[Start of Data lines]

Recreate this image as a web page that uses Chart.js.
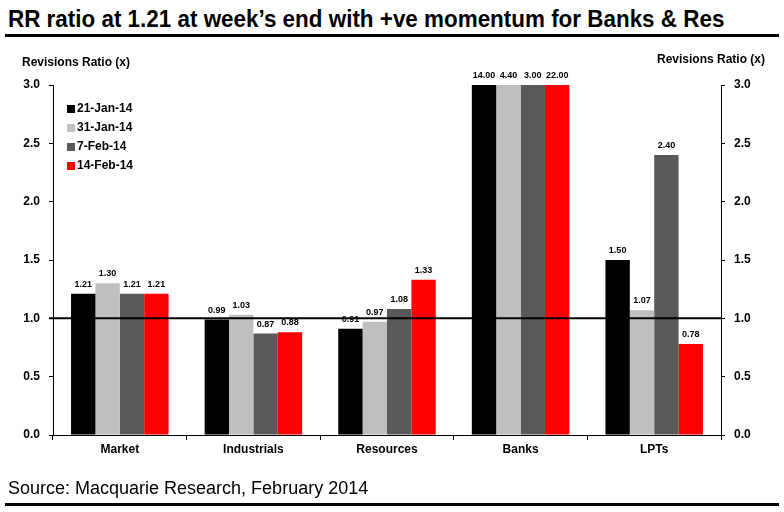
<!DOCTYPE html>
<html>
<head>
<meta charset="utf-8">
<script src="https://cdn.jsdelivr.net/npm/chart.js@4"></script>
<style>
  body { margin: 0; background: #fff; width: 784px; height: 512px; position: relative; overflow: hidden; }
  #title { position: absolute; left: 8px; top: 6px; font: bold 23px "Liberation Sans Narrow", "Arial Narrow", "Liberation Sans", Arial, sans-serif; color: #000; white-space: nowrap; transform: scaleX(0.975); transform-origin: left top; }
  .rule { position: absolute; left: 5px; width: 774px; height: 3px; background: #000; }
  #source { position: absolute; left: 8px; top: 478px; font: 18px "Liberation Sans Narrow", "Arial Narrow", "Liberation Sans", Arial, sans-serif; color: #000; white-space: nowrap; }
  #wrap { position: absolute; left: 0; top: 40px; width: 784px; height: 440px; }
</style>
</head>
<body>
<div id="title">RR ratio at 1.21 at week’s end with +ve momentum for Banks &amp; Res</div>
<div class="rule" style="top:34px"></div>
<div id="wrap"><canvas id="michael"></canvas></div>
<div id="source">Source: Macquarie Research, February 2014</div>
<div class="rule" style="top:503px"></div>
<script>
// categories and series (Banks values run off the 3.0 axis, labels show real value)
var sectors = ["Market", "Industrials", "Resources", "Banks", "LPTs"];
var jan21 = [1.21, 0.99, 0.91, 14.00, 1.50];
var jan31 = [1.30, 1.03, 0.97, 4.40, 1.07];
var feb7 = [1.21, 0.87, 1.08, 3.00, 2.40];
var feb14 = [1.21, 0.88, 1.33, 22.00, 0.78];
var seriesNames = ["21-Jan-14", "31-Jan-14", "7-Feb-14", "14-Feb-14"];
var seriesColours = ["#000000", "#BFBFBF", "#595959", "#FF0000"];
var yTicks = [0, 0.5, 1.0, 1.5, 2.0, 2.5, 3.0];
var yMax = 3.0;
var refLine = 1.0;

var boldFont = "bold 12px 'Liberation Sans', Arial, sans-serif";

// labels above bars, ref line at 1.0, legend, axis titles
var extras = {
  id: "extras",
  afterDatasetsDraw: function (chart) {
    var c = chart.ctx;
    var y = chart.scales.y;
    var area = chart.chartArea;
    c.save();
    // data labels
    c.font = "bold 9px 'Liberation Sans', Arial, sans-serif";
    c.fillStyle = "#000";
    c.textAlign = "center";
    c.textBaseline = "alphabetic";
    chart.data.datasets.forEach(function (ds, i) {
      chart.getDatasetMeta(i).data.forEach(function (bar, j) {
        var v = ds.data[j];
        var top = y.getPixelForValue(Math.min(v, yMax));
        c.fillText(v.toFixed(2), bar.x, top - 7);
      });
    });
    // reference line
    var ly = y.getPixelForValue(refLine);
    c.strokeStyle = "#000";
    c.lineWidth = 2;
    c.beginPath();
    c.moveTo(area.left - 4, ly);
    c.lineTo(area.right, ly);
    c.stroke();
    // legend
    c.font = boldFont;
    c.textAlign = "left";
    c.textBaseline = "middle";
    seriesNames.forEach(function (name, i) {
      var ry = area.top + 24 + i * 19;
      c.fillStyle = seriesColours[i];
      c.fillRect(area.left + 14, ry - 4, 8, 8);
      c.fillStyle = "#000";
      c.fillText(name, area.left + 24, ry);
    });
    // axis titles
    c.textAlign = "left";
    c.fillText("Revisions Ratio (x)", 22, 23);
    c.textAlign = "right";
    c.fillText("Revisions Ratio (x)", 765, 20);
    c.restore();
  }
};

var ctx = document.getElementById("michael");
var context = ctx.getContext("2d");

var myChart = new Chart(context, {
  type: "bar",
  data: {
    labels: sectors,
    datasets: [jan21, jan31, feb7, feb14].map(function (d, i) {
      return {
        label: seriesNames[i],
        data: d,
        backgroundColor: seriesColours[i],
        borderWidth: 0,
        categoryPercentage: 0.73,
        barPercentage: 1.0
      };
    })
  },
  options: {
    responsive: true,
    maintainAspectRatio: false,
    animation: false,
    layout: { padding: { top: 45, bottom: 0, left: 0, right: 0 } },
    plugins: { legend: { display: false }, tooltip: { enabled: false } },
    scales: {
      x: {
        grid: { drawOnChartArea: false, drawTicks: true, tickLength: 5, color: "#000", offset: true },
        border: { color: "#000", width: 1 },
        ticks: { color: "#000", font: { family: "'Liberation Sans', Arial, sans-serif", weight: "bold", size: 12 }, padding: 2 },
        afterFit: function (s) { s.height = 45; }
      },
      y: {
        position: "left",
        min: 0, max: yMax,
        afterBuildTicks: function (s) { s.ticks = yTicks.map(function (v) { return { value: v }; }); },
        grid: { drawOnChartArea: false, drawTicks: true, tickLength: 4, color: "#000" },
        border: { color: "#000", width: 1 },
        ticks: { color: "#000", font: { family: "'Liberation Sans', Arial, sans-serif", weight: "bold", size: 12 }, padding: 9,
          callback: function (v) { return Number(v).toFixed(1); } },
        afterFit: function (s) { s.width = 53; }
      },
      y2: {
        position: "right",
        min: 0, max: yMax,
        afterBuildTicks: function (s) { s.ticks = yTicks.map(function (v) { return { value: v }; }); },
        grid: { drawOnChartArea: false, drawTicks: true, tickLength: 4, color: "#000" },
        border: { color: "#000", width: 1 },
        ticks: { color: "#000", font: { family: "'Liberation Sans', Arial, sans-serif", weight: "bold", size: 12 }, padding: 9,
          callback: function (v) { return Number(v).toFixed(1); } },
        afterFit: function (s) { s.width = 63; }
      }
    }
  },
  plugins: [extras]
});
</script>
</body>
</html>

[End of Data lines]

### Requirement
Omit the pictures and give the material again, exactly and in full.

### The solution
Recreate this image as a web page that uses Chart.js.
<!DOCTYPE html>
<html>
<head>
<meta charset="utf-8">
<script src="https://cdn.jsdelivr.net/npm/chart.js@4"></script>
<style>
  body { margin: 0; background: #fff; width: 784px; height: 512px; position: relative; overflow: hidden; }
  #title { position: absolute; left: 8px; top: 6px; font: bold 23px "Liberation Sans Narrow", "Arial Narrow", "Liberation Sans", Arial, sans-serif; color: #000; white-space: nowrap; transform: scaleX(0.975); transform-origin: left top; }
  .rule { position: absolute; left: 5px; width: 774px; height: 3px; background: #000; }
  #source { position: absolute; left: 8px; top: 478px; font: 18px "Liberation Sans Narrow", "Arial Narrow", "Liberation Sans", Arial, sans-serif; color: #000; white-space: nowrap; }
  #wrap { position: absolute; left: 0; top: 40px; width: 784px; height: 440px; }
</style>
</head>
<body>
<div id="title">RR ratio at 1.21 at week’s end with +ve momentum for Banks &amp; Res</div>
<div class="rule" style="top:34px"></div>
<div id="wrap"><canvas id="michael"></canvas></div>
<div id="source">Source: Macquarie Research, February 2014</div>
<div class="rule" style="top:503px"></div>
<script>
// categories and series (Banks values run off the 3.0 axis, labels show real value)
var sectors = ["Market", "Industrials", "Resources", "Banks", "LPTs"];
var jan21 = [1.21, 0.99, 0.91, 14.00, 1.50];
var jan31 = [1.30, 1.03, 0.97, 4.40, 1.07];
var feb7 = [1.21, 0.87, 1.08, 3.00, 2.40];
var feb14 = [1.21, 0.88, 1.33, 22.00, 0.78];
var seriesNames = ["21-Jan-14", "31-Jan-14", "7-Feb-14", "14-Feb-14"];
var seriesColours = ["#000000", "#BFBFBF", "#595959", "#FF0000"];
var yTicks = [0, 0.5, 1.0, 1.5, 2.0, 2.5, 3.0];
var yMax = 3.0;
var refLine = 1.0;

var boldFont = "bold 12px 'Liberation Sans', Arial, sans-serif";

// labels above bars, ref line at 1.0, legend, axis titles
var extras = {
  id: "extras",
  afterDatasetsDraw: function (chart) {
    var c = chart.ctx;
    var y = chart.scales.y;
    var area = chart.chartArea;
    c.save();
    // data labels
    c.font = "bold 9px 'Liberation Sans', Arial, sans-serif";
    c.fillStyle = "#000";
    c.textAlign = "center";
    c.textBaseline = "alphabetic";
    chart.data.datasets.forEach(function (ds, i) {
      chart.getDatasetMeta(i).data.forEach(function (bar, j) {
        var v = ds.data[j];
        var top = y.getPixelForValue(Math.min(v, yMax));
        c.fillText(v.toFixed(2), bar.x, top - 7);
      });
    });
    // reference line
    var ly = y.getPixelForValue(refLine);
    c.strokeStyle = "#000";
    c.lineWidth = 2;
    c.beginPath();
    c.moveTo(area.left - 4, ly);
    c.lineTo(area.right, ly);
    c.stroke();
    // legend
    c.font = boldFont;
    c.textAlign = "left";
    c.textBaseline = "middle";
    seriesNames.forEach(function (name, i) {
      var ry = area.top + 24 + i * 19;
      c.fillStyle = seriesColours[i];
      c.fillRect(area.left + 14, ry - 4, 8, 8);
      c.fillStyle = "#000";
      c.fillText(name, area.left + 24, ry);
    });
    // axis titles
    c.textAlign = "left";
    c.fillText("Revisions Ratio (x)", 22, 23);
    c.textAlign = "right";
    c.fillText("Revisions Ratio (x)", 765, 20);
    c.restore();
  }
};

var ctx = document.getElementById("michael");
var context = ctx.getContext("2d");

var myChart = new Chart(context, {
  type: "bar",
  data: {
    labels: sectors,
    datasets: [jan21, jan31, feb7, feb14].map(function (d, i) {
      return {
        label: seriesNames[i],
        data: d,
        backgroundColor: seriesColours[i],
        borderWidth: 0,
        categoryPercentage: 0.73,
        barPercentage: 1.0
      };
    })
  },
  options: {
    responsive: true,
    maintainAspectRatio: false,
    animation: false,
    layout: { padding: { top: 45, bottom: 0, left: 0, right: 0 } },
    plugins: { legend: { display: false }, tooltip: { enabled: false } },
    scales: {
      x: {
        grid: { drawOnChartArea: false, drawTicks: true, tickLength: 5, color: "#000", offset: true },
        border: { color: "#000", width: 1 },
        ticks: { color: "#000", font: { family: "'Liberation Sans', Arial, sans-serif", weight: "bold", size: 12 }, padding: 2 },
        afterFit: function (s) { s.height = 45; }
      },
      y: {
        position: "left",
        min: 0, max: yMax,
        afterBuildTicks: function (s) { s.ticks = yTicks.map(function (v) { return { value: v }; }); },
        grid: { drawOnChartArea: false, drawTicks: true, tickLength: 4, color: "#000" },
        border: { color: "#000", width: 1 },
        ticks: { color: "#000", font: { family: "'Liberation Sans', Arial, sans-serif", weight: "bold", size: 12 }, padding: 9,
          callback: function (v) { return Number(v).toFixed(1); } },
        afterFit: function (s) { s.width = 53; }
      },
      y2: {
        position: "right",
        min: 0, max: yMax,
        afterBuildTicks: function (s) { s.ticks = yTicks.map(function (v) { return { value: v }; }); },
        grid: { drawOnChartArea: false, drawTicks: true, tickLength: 4, color: "#000" },
        border: { color: "#000", width: 1 },
        ticks: { color: "#000", font: { family: "'Liberation Sans', Arial, sans-serif", weight: "bold", size: 12 }, padding: 9,
          callback: function (v) { return Number(v).toFixed(1); } },
        afterFit: function (s) { s.width = 63; }
      }
    }
  },
  plugins: [extras]
});
</script>
</body>
</html>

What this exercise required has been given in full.